Medieval children 2Converting Childhood: Shifting Perceptions of Childhood in Early Irish Ecclesiastical and Secular Law

By Jessica Storoschuk

Paper given at the 2013 International Medieval Congress at the University of Leeds

Introduction: In early medieval Ireland, children could be reared in foster families or by the church. My objective today is to examine how similar and different these two phenomena were, and how they corresponded with each other. In order to facilitate the investigation, I propose a working hypothesis that there are in fact two separate categories to be compared, oblates and fosterlings, though I will also be challenging this hypothesis. I will compare the two using function, age, gender, and education. The sources examined for this paper include the Hibernensis, an Irish canon law collection dated between 690 and 747, the early 8th century Penitential of Theodore which was influenced by earlier Irish penitentials, early Irish law tracts of the 8th century, specifically Cáin Íarraith and Bretha Crólige, the Annals of the Four Masters, the Vita Prima Sanctae Brigitae, and Adomnán’s Vita S. Columbae

Before I compare the categories of children reared in foster families and by the church, let me outline what exactly is being compared. As will be known to you, elsewhere in Europe, the terms that historians would use are fosterling and oblate, translating as alumnus and oblatus respectively. Dalta, translated as fosterling, is used in Irish sources. But there appears to be no specific term for oblate. This invites the question, did child oblation still occur in Ireland? It can be shown that despite a lack of use of the word, the practice nevertheless existed. For example, the Hibernensis provides a brief description of a child being handed over to a church which corresponds with the practice of oblation, although the term oblation is not used. For the sake of convenience, I will use the terms oblate and oblation in this paper, despite its absence from the Irish sources.
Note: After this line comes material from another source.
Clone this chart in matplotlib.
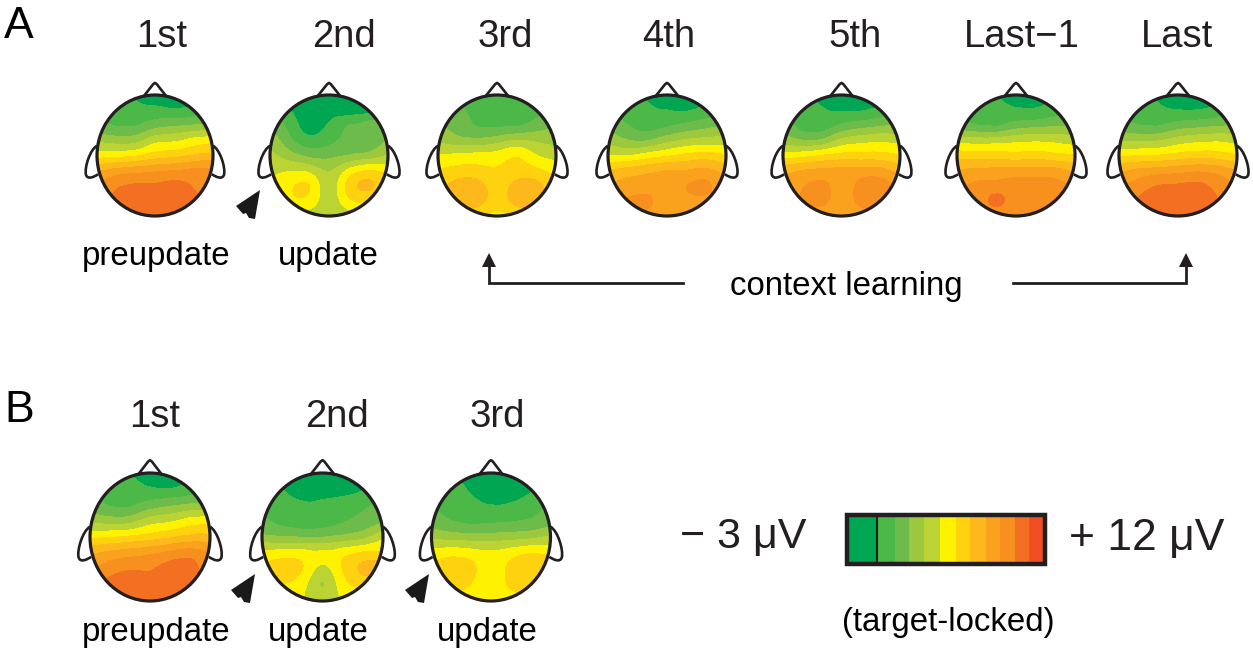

There has been little systematic examination in scholarship of the practices of secular fosterage and oblation. Bronagh Ní Chonaill has examined the representation and treatment of children in vernacular Irish law, although her work does not focus specifically on fosterage. The practice of fosterage is briefly addressed by several different scholars such as Thomas Charles-Edwards and Fergus Kelly, but a comprehensive study is still wanting. The same is true of oblation. Child oblates have been discussed in general terms in surveys of life in monastic communities. However, there has been no study specifically devoted to monastic oblates in Ireland in this period and certainly no comparison of oblates with fosterlings.